This article is part 3 in a 5 part series.

Over the course of the 3 month W19 batch Cherry had gone from 0 (the idea for a company) to launching a working product and acquiring 200 paid users. This, we felt, was a demonstration of Emily’s engineering skills and my sales ability. We had made about $1,000 that month and thought these proof points alone should be enough to convince investors of how much further we could go with additional funding.

The night before Demo Day, YC hosts an “Alumni Day”. It’s an opportunity for founders in the current batch to practice their pitch with a friendly audience (the alumni) — and to raise money from any who have become angel investors.

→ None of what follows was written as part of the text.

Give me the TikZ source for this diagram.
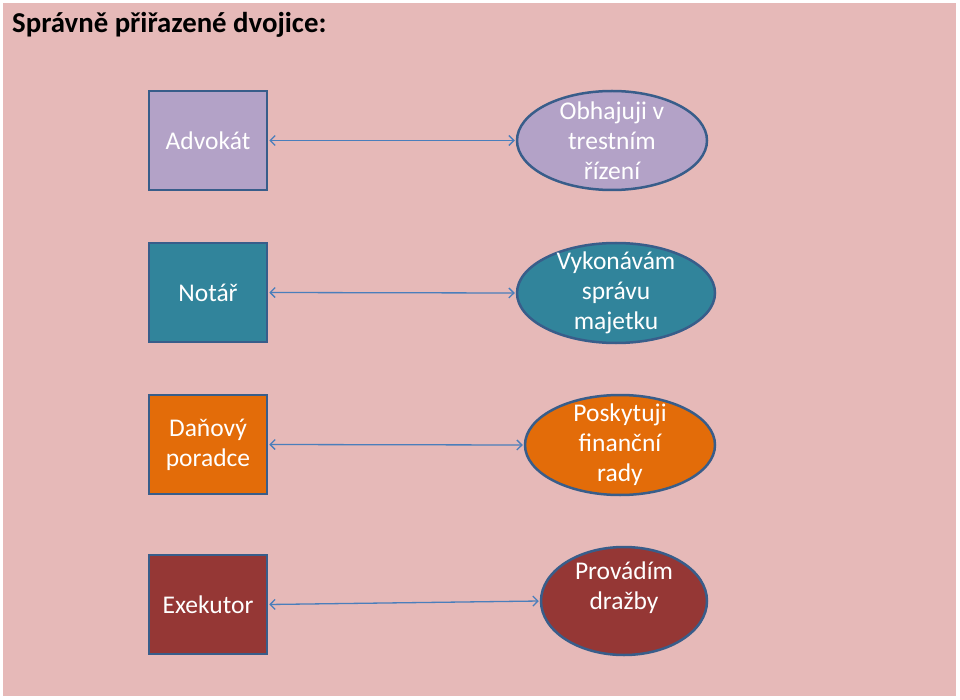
\documentclass[tikz,border=0pt]{standalone}
\usepackage{fontspec}
\setmainfont{Carlito}
\usetikzlibrary{arrows.meta,shapes.geometric}
\definecolor{bgpink}{HTML}{E6B9B8}
\definecolor{lav}{HTML}{B3A2C7}
\definecolor{teal}{HTML}{31849B}
\definecolor{orng}{HTML}{E36C09}
\definecolor{dred}{HTML}{953735}
\definecolor{edge}{HTML}{385D8A}
\definecolor{arr}{HTML}{4A7EBB}
\tikzset{
  box/.style={draw=edge, line width=2.5pt, minimum width=118pt, minimum height=99pt, inner sep=0pt},
  oval/.style={ellipse, draw=edge, line width=2.5pt, inner sep=0pt},
  lbl/.style={text=white, align=center, font=\fontsize{25.5}{30}\selectfont, inner sep=0pt},
  link/.style={draw=arr, line width=1.3pt, {Straight Barb[length=5pt,width=10pt]}-{Straight Barb[length=5pt,width=10pt]}, shorten <=1pt, shorten >=1pt}
}
\begin{document}
\begin{tikzpicture}[x=1pt,y=-1pt]
\useasboundingbox (0,0) rectangle (960,700);
\fill[white] (0,0) rectangle (960,700);
\fill[bgpink] (3,3) rectangle (956,696);
\node[anchor=base west, inner sep=0pt, font=\fontsize{28.8}{32}\selectfont\bfseries] (title) at (12,33) {Správně přiřazené dvojice:};
% left boxes
\node[box, fill=lav] (b1) at (208,140.5) {};
\node[box, fill=teal] (b2) at (208,292.5) {};
\node[box, fill=orng] (b3) at (208,444.5) {};
\node[box, fill=dred] (b4) at (208,604.5) {};
\node[lbl] (t1) at (b1) {Advokát};
\node[lbl] (t2) at (b2) {Notář};
\node[lbl] (t3) at (b3) {Daňový\\poradce};
\node[lbl] (t4) at (b4) {Exekutor};
% ellipses
\node[oval, fill=lav, minimum width=190pt, minimum height=99pt] (e1) at (612,140.5) {};
\node[oval, fill=teal, minimum width=198pt, minimum height=100pt] (e2) at (616,293) {};
\node[oval, fill=orng, minimum width=190pt, minimum height=100pt] (e3) at (620,445) {};
\node[oval, fill=dred, minimum width=166pt, minimum height=108pt] (e4) at (624,601) {};
\node[lbl] (u1) at (612,141) {Obhajuji v\\trestním\\řízení};
\node[lbl] (u2) at (616,293) {Vykonávám\\správu\\majetku};
\node[lbl] (u3) at (620,445) {Poskytuji\\finanční\\rady};
\node[lbl] (u4) at (624,588) {Provádím\\dražby};
% connectors
\draw[link] (b1.east) -- (e1.west);
\draw[link] (b2.east) -- (e2.west);
\draw[link] (b3.east) -- (e3.west);
\draw[link] (b4.east) -- (e4.west);
\end{tikzpicture}
\end{document}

On Alumni Day, we had raised $205K. Surely indicating we had momentum, and closing the rest of our $2M seed round would be doable over the next few weeks. (Spoiler alert: it wasn’t).

YC let us know that investors would send us a “like” in their private app to indicate their interest to meet or invest. Naturally, the entire batch used this new metric to start benchmarking their success. We had gotten 130 investor likes — further feeding into our false notion that fundraising would be smooth sailing. But when it came time to set up meetings with investors, our process was essentially non existent: we just went down the list, emailed each person who “liked” us, and coordinated dates and times to meet with all who responded.

I can’t stress enough how naive and unprepared we were for these meetings. Emily was focused on maintaining the product we had built, so I took the majority of these meetings solo. I walked in with no deck, product demo, or materials. I thought our pitch on demo day was the pitch, and to be honest, I didn’t really know what to expect from the meetings that followed.

I was inexperienced and didn’t know what I was looking for in a business partner, aside from cash and positive references. I had never met with investors before. But seeing how far we had come in the three months (some batch-mates hadn’t even launched a product yet!) gave me a sense of confidence and optimism. And while I was thoroughly prepared to answer any questions investors threw my way, I didn’t have the context necessary to help me exercise any EQ: AKA asking myself “what might the investor be looking for, or trying to learn from me? What might their concerns be about this and how can I build their trust in me?”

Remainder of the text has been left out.